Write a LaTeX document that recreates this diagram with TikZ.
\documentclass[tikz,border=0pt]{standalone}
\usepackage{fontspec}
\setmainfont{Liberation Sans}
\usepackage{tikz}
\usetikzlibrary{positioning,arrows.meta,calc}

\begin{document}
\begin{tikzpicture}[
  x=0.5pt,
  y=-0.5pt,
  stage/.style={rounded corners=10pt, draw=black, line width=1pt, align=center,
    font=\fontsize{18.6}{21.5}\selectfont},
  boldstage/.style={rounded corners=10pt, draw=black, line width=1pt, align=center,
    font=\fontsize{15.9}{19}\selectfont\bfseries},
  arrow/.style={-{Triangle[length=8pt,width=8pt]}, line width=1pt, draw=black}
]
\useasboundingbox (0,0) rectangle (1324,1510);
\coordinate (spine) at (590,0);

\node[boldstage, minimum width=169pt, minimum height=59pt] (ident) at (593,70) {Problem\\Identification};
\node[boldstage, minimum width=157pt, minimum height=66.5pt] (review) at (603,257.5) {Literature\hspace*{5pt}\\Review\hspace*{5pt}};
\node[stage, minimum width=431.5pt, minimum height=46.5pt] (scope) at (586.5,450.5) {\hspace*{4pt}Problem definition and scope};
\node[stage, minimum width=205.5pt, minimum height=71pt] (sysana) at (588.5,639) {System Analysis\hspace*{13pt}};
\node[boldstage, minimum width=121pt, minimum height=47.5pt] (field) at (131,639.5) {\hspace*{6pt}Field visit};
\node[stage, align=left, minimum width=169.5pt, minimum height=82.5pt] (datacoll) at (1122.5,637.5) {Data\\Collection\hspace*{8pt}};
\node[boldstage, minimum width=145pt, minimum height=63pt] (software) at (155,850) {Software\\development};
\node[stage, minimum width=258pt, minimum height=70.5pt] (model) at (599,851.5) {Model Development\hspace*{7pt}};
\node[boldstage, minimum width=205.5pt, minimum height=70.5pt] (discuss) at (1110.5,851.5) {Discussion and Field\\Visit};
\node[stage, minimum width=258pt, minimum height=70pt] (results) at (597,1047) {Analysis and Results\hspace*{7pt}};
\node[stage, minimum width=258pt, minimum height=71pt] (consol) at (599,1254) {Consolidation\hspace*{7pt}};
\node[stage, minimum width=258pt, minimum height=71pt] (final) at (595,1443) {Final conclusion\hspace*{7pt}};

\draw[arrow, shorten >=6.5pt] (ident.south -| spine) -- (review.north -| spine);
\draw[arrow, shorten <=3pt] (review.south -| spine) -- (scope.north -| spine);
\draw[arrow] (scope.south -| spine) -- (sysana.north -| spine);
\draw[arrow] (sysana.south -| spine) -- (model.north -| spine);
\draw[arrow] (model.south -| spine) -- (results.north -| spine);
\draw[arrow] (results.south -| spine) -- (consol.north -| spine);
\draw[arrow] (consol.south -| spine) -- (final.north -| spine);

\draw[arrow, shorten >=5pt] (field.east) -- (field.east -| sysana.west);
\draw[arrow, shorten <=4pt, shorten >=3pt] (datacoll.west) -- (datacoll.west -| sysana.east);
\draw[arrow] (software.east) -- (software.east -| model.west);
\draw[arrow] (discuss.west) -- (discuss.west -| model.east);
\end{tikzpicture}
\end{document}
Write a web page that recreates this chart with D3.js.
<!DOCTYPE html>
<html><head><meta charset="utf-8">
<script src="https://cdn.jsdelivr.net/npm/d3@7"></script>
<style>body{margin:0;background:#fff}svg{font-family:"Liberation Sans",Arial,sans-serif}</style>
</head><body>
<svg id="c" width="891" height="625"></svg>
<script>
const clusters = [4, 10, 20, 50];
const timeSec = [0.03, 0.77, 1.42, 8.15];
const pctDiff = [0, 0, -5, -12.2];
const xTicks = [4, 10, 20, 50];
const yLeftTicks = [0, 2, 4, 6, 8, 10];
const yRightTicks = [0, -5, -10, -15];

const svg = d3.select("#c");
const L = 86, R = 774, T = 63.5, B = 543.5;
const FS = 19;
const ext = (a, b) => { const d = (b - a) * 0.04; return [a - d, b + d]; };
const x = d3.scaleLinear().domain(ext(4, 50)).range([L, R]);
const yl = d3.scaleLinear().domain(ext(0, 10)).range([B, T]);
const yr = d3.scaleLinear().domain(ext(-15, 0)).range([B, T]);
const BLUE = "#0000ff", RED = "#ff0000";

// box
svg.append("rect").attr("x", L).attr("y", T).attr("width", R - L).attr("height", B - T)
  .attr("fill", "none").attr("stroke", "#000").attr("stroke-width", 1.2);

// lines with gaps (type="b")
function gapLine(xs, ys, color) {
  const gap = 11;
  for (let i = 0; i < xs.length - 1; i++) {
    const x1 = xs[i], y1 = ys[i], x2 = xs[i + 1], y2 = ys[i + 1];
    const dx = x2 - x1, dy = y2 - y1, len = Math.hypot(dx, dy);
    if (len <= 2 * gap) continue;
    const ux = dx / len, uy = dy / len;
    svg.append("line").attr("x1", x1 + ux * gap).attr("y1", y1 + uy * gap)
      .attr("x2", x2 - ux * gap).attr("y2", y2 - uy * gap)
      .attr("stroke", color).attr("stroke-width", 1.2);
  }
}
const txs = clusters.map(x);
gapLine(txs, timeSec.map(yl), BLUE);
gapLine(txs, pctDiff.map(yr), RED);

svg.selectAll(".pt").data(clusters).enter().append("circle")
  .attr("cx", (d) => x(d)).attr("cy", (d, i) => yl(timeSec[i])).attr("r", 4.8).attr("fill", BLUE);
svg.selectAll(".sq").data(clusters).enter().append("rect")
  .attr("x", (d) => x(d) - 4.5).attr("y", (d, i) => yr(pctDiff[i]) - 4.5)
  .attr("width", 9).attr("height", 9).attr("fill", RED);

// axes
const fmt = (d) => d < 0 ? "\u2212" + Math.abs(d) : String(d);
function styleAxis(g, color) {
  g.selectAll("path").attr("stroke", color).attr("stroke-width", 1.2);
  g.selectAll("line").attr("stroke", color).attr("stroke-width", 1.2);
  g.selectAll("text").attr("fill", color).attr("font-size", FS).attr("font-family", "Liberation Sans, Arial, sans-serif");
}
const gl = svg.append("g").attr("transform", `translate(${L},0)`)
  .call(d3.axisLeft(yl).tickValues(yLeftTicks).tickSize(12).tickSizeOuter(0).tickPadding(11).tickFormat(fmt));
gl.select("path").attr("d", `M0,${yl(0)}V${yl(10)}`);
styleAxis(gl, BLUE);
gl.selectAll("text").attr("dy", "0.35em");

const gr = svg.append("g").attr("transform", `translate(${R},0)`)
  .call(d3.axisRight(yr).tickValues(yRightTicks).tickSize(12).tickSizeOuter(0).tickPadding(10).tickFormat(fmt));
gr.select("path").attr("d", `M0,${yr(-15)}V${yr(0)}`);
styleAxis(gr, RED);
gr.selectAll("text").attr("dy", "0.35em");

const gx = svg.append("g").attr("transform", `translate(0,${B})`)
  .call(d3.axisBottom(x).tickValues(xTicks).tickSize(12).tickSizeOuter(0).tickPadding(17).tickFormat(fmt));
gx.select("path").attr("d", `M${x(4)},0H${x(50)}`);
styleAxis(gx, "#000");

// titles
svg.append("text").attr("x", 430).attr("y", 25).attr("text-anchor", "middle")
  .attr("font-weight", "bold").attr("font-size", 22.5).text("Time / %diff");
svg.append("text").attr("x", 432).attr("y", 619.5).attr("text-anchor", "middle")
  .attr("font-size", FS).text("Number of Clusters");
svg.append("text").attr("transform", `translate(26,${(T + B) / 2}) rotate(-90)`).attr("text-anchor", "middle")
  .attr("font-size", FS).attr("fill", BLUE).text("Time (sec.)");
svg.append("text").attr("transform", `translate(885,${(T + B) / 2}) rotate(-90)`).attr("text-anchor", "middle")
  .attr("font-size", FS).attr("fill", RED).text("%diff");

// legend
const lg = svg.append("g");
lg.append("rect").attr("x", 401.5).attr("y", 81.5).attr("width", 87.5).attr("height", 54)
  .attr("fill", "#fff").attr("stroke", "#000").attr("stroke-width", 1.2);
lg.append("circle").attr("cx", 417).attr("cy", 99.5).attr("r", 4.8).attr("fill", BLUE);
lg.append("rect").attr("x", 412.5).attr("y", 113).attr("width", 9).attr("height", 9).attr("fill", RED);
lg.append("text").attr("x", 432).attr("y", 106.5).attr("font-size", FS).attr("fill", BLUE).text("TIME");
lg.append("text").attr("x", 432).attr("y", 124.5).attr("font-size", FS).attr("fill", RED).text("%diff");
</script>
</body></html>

> Required task
Transcribe only, please, the lines from the first line of the records through the line with "(spine) at (590,0);". Both of those lines are included.

> Exercise result
Write a LaTeX document that recreates this diagram with TikZ.
\documentclass[tikz,border=0pt]{standalone}
\usepackage{fontspec}
\setmainfont{Liberation Sans}
\usepackage{tikz}
\usetikzlibrary{positioning,arrows.meta,calc}

\begin{document}
\begin{tikzpicture}[
  x=0.5pt,
  y=-0.5pt,
  stage/.style={rounded corners=10pt, draw=black, line width=1pt, align=center,
    font=\fontsize{18.6}{21.5}\selectfont},
  boldstage/.style={rounded corners=10pt, draw=black, line width=1pt, align=center,
    font=\fontsize{15.9}{19}\selectfont\bfseries},
  arrow/.style={-{Triangle[length=8pt,width=8pt]}, line width=1pt, draw=black}
]
\useasboundingbox (0,0) rectangle (1324,1510);
\coordinate (spine) at (590,0);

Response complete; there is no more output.